= Monogenic field =

In mathematics, a monogenic field is an algebraic number field K for which there exists an element a such that the ring of integers O_{K} is the subring Z[a] of K generated by a. Then O_{K} is a quotient of the polynomial ring Z[X] and the powers of a constitute a power integral basis.

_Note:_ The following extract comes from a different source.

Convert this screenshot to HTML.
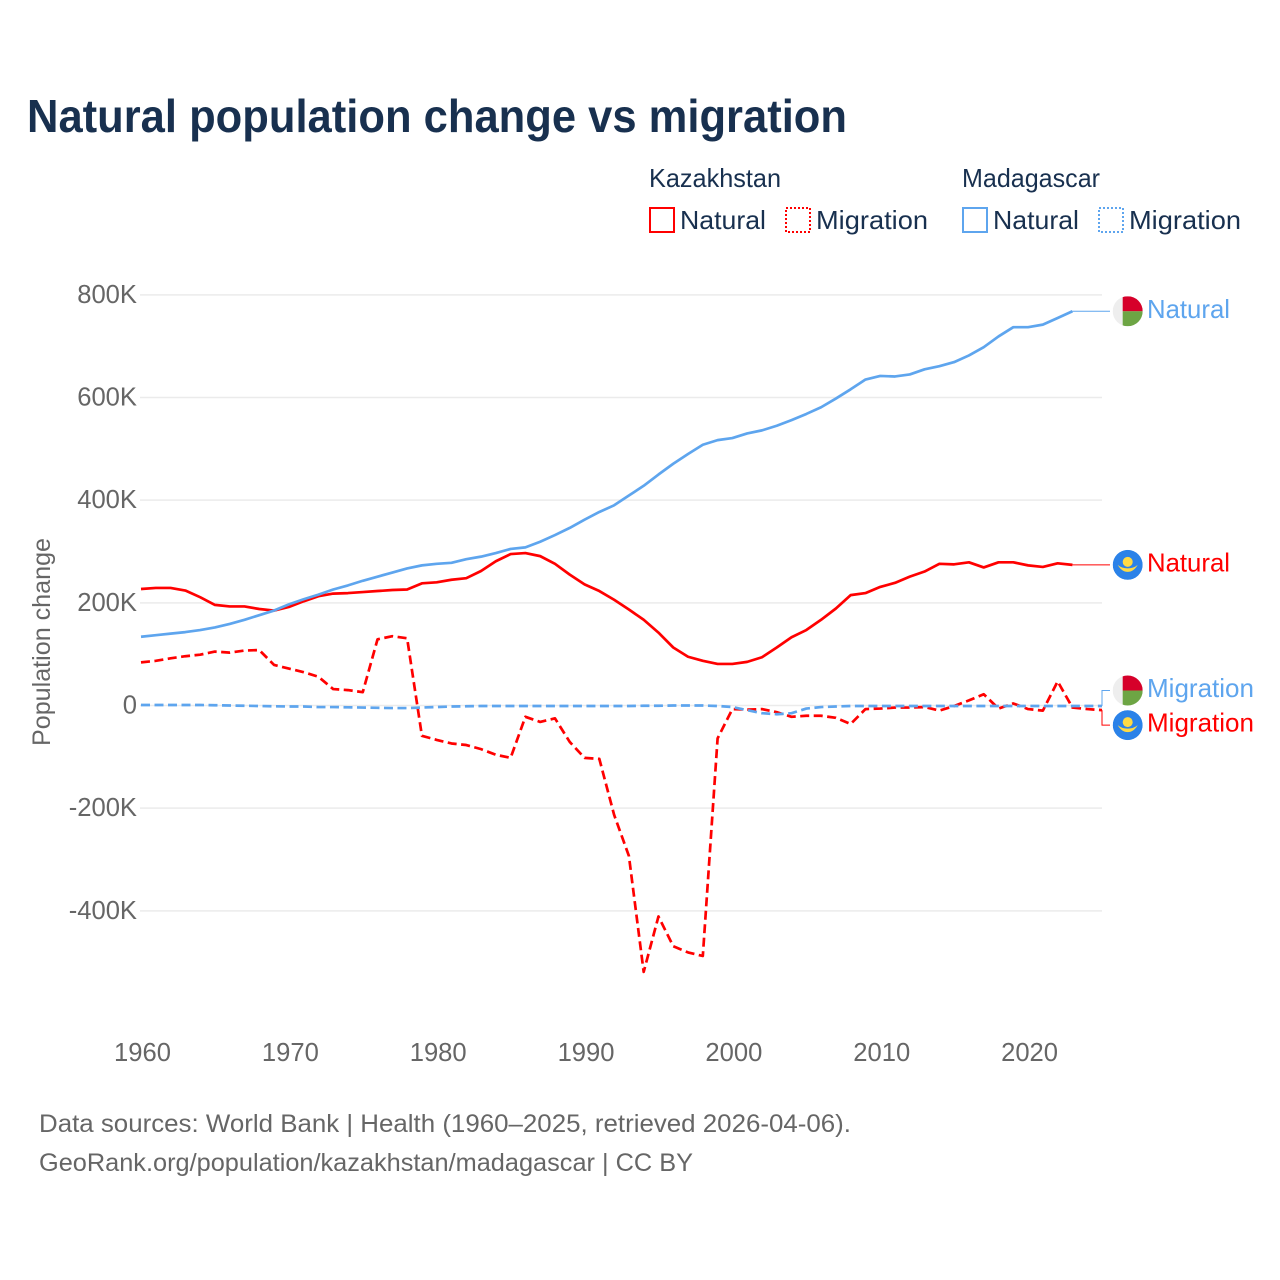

In a monogenic field K, the field discriminant of K is equal to the discriminant of the minimal polynomial of α.

==Examples==
Examples of monogenic fields include:
- Quadratic fields:
 if $K = \mathbf{Q}(\sqrt d)$ with $d$ a square-free integer, then $O_K = \mathbf{Z}[a]$ where $a = (1+\sqrt d)/2$ if d ≡ 1 (mod 4) and $a = \sqrt d$ if d ≡ 2 or 3 (mod 4).
- Cyclotomic fields:
 if $K = \mathbf{Q}(\zeta)$ with $\zeta$ a root of unity, then $O_K = \mathbf{Z}[\zeta].$ Also the maximal real subfield $\mathbf{Q}(\zeta)^{+} = \mathbf{Q}(\zeta + \zeta^{-1})$ is monogenic, with ring of integers $\mathbf{Z}[\zeta+\zeta^{-1}]$.

While all quadratic fields are monogenic, already among cubic fields there are many that are not monogenic. The first example of a non-monogenic number field that was found is the cubic field generated by a root of the polynomial $X^3 - X^2 - 2X - 8$, due to Richard Dedekind.